##### Data segment

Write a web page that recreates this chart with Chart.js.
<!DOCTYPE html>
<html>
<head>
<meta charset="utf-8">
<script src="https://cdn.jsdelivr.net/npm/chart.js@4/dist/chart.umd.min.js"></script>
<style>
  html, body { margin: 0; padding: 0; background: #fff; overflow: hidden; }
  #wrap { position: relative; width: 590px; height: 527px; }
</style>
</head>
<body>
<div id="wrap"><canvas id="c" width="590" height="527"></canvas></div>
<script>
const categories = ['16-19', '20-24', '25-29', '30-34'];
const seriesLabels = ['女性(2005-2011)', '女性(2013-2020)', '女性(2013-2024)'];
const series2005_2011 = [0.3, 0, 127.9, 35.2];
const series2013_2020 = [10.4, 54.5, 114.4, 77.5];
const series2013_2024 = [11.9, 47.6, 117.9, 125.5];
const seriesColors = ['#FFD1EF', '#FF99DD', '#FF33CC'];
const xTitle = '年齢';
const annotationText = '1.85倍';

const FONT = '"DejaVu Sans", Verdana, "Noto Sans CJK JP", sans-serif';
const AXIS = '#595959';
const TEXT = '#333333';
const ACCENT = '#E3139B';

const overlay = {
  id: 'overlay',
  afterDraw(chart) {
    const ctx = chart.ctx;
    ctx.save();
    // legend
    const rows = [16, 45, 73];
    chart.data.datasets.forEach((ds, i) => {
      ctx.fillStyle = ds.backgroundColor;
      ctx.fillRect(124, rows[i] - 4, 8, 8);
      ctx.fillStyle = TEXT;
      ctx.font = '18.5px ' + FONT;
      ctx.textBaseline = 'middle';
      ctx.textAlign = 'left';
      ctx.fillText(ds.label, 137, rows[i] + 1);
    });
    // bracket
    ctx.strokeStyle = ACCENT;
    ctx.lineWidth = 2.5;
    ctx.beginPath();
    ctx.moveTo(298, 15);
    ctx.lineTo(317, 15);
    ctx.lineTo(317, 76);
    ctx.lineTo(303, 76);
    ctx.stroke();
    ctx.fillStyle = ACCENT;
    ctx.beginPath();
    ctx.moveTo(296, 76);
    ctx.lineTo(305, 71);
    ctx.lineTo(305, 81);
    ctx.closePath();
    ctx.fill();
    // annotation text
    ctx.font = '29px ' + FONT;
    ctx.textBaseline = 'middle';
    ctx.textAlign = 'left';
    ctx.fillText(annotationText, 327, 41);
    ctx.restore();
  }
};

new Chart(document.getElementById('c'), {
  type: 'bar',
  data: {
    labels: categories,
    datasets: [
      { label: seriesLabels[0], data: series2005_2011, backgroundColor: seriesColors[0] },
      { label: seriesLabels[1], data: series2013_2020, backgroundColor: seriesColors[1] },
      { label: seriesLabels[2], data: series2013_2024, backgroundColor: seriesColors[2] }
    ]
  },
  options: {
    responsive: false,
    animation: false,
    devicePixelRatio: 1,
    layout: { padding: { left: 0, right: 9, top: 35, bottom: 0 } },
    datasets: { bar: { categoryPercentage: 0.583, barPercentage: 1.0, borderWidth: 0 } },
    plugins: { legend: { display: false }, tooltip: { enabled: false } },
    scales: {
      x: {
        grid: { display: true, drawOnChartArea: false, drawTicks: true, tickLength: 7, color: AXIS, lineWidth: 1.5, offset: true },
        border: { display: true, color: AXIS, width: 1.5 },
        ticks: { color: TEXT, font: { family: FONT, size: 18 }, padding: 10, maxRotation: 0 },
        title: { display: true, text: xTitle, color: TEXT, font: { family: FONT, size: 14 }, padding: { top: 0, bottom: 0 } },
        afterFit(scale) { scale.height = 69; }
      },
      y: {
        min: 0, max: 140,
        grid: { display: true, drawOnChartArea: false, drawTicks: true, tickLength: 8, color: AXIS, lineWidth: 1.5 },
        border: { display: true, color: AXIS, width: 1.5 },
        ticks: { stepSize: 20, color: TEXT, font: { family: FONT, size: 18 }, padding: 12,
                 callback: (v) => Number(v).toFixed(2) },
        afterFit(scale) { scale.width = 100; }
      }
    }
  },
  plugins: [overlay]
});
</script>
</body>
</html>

##########

▸ **Required work**:
Return each line of the data exactly as written above.

▸ **Correct response**:
Write a web page that recreates this chart with Chart.js.
<!DOCTYPE html>
<html>
<head>
<meta charset="utf-8">
<script src="https://cdn.jsdelivr.net/npm/chart.js@4/dist/chart.umd.min.js"></script>
<style>
  html, body { margin: 0; padding: 0; background: #fff; overflow: hidden; }
  #wrap { position: relative; width: 590px; height: 527px; }
</style>
</head>
<body>
<div id="wrap"><canvas id="c" width="590" height="527"></canvas></div>
<script>
const categories = ['16-19', '20-24', '25-29', '30-34'];
const seriesLabels = ['女性(2005-2011)', '女性(2013-2020)', '女性(2013-2024)'];
const series2005_2011 = [0.3, 0, 127.9, 35.2];
const series2013_2020 = [10.4, 54.5, 114.4, 77.5];
const series2013_2024 = [11.9, 47.6, 117.9, 125.5];
const seriesColors = ['#FFD1EF', '#FF99DD', '#FF33CC'];
const xTitle = '年齢';
const annotationText = '1.85倍';

const FONT = '"DejaVu Sans", Verdana, "Noto Sans CJK JP", sans-serif';
const AXIS = '#595959';
const TEXT = '#333333';
const ACCENT = '#E3139B';

const overlay = {
  id: 'overlay',
  afterDraw(chart) {
    const ctx = chart.ctx;
    ctx.save();
    // legend
    const rows = [16, 45, 73];
    chart.data.datasets.forEach((ds, i) => {
      ctx.fillStyle = ds.backgroundColor;
      ctx.fillRect(124, rows[i] - 4, 8, 8);
      ctx.fillStyle = TEXT;
      ctx.font = '18.5px ' + FONT;
      ctx.textBaseline = 'middle';
      ctx.textAlign = 'left';
      ctx.fillText(ds.label, 137, rows[i] + 1);
    });
    // bracket
    ctx.strokeStyle = ACCENT;
    ctx.lineWidth = 2.5;
    ctx.beginPath();
    ctx.moveTo(298, 15);
    ctx.lineTo(317, 15);
    ctx.lineTo(317, 76);
    ctx.lineTo(303, 76);
    ctx.stroke();
    ctx.fillStyle = ACCENT;
    ctx.beginPath();
    ctx.moveTo(296, 76);
    ctx.lineTo(305, 71);
    ctx.lineTo(305, 81);
    ctx.closePath();
    ctx.fill();
    // annotation text
    ctx.font = '29px ' + FONT;
    ctx.textBaseline = 'middle';
    ctx.textAlign = 'left';
    ctx.fillText(annotationText, 327, 41);
    ctx.restore();
  }
};

new Chart(document.getElementById('c'), {
  type: 'bar',
  data: {
    labels: categories,
    datasets: [
      { label: seriesLabels[0], data: series2005_2011, backgroundColor: seriesColors[0] },
      { label: seriesLabels[1], data: series2013_2020, backgroundColor: seriesColors[1] },
      { label: seriesLabels[2], data: series2013_2024, backgroundColor: seriesColors[2] }
    ]
  },
  options: {
    responsive: false,
    animation: false,
    devicePixelRatio: 1,
    layout: { padding: { left: 0, right: 9, top: 35, bottom: 0 } },
    datasets: { bar: { categoryPercentage: 0.583, barPercentage: 1.0, borderWidth: 0 } },
    plugins: { legend: { display: false }, tooltip: { enabled: false } },
    scales: {
      x: {
        grid: { display: true, drawOnChartArea: false, drawTicks: true, tickLength: 7, color: AXIS, lineWidth: 1.5, offset: true },
        border: { display: true, color: AXIS, width: 1.5 },
        ticks: { color: TEXT, font: { family: FONT, size: 18 }, padding: 10, maxRotation: 0 },
        title: { display: true, text: xTitle, color: TEXT, font: { family: FONT, size: 14 }, padding: { top: 0, bottom: 0 } },
        afterFit(scale) { scale.height = 69; }
      },
      y: {
        min: 0, max: 140,
        grid: { display: true, drawOnChartArea: false, drawTicks: true, tickLength: 8, color: AXIS, lineWidth: 1.5 },
        border: { display: true, color: AXIS, width: 1.5 },
        ticks: { stepSize: 20, color: TEXT, font: { family: FONT, size: 18 }, padding: 12,
                 callback: (v) => Number(v).toFixed(2) },
        afterFit(scale) { scale.width = 100; }
      }
    }
  },
  plugins: [overlay]
});
</script>
</body>
</html>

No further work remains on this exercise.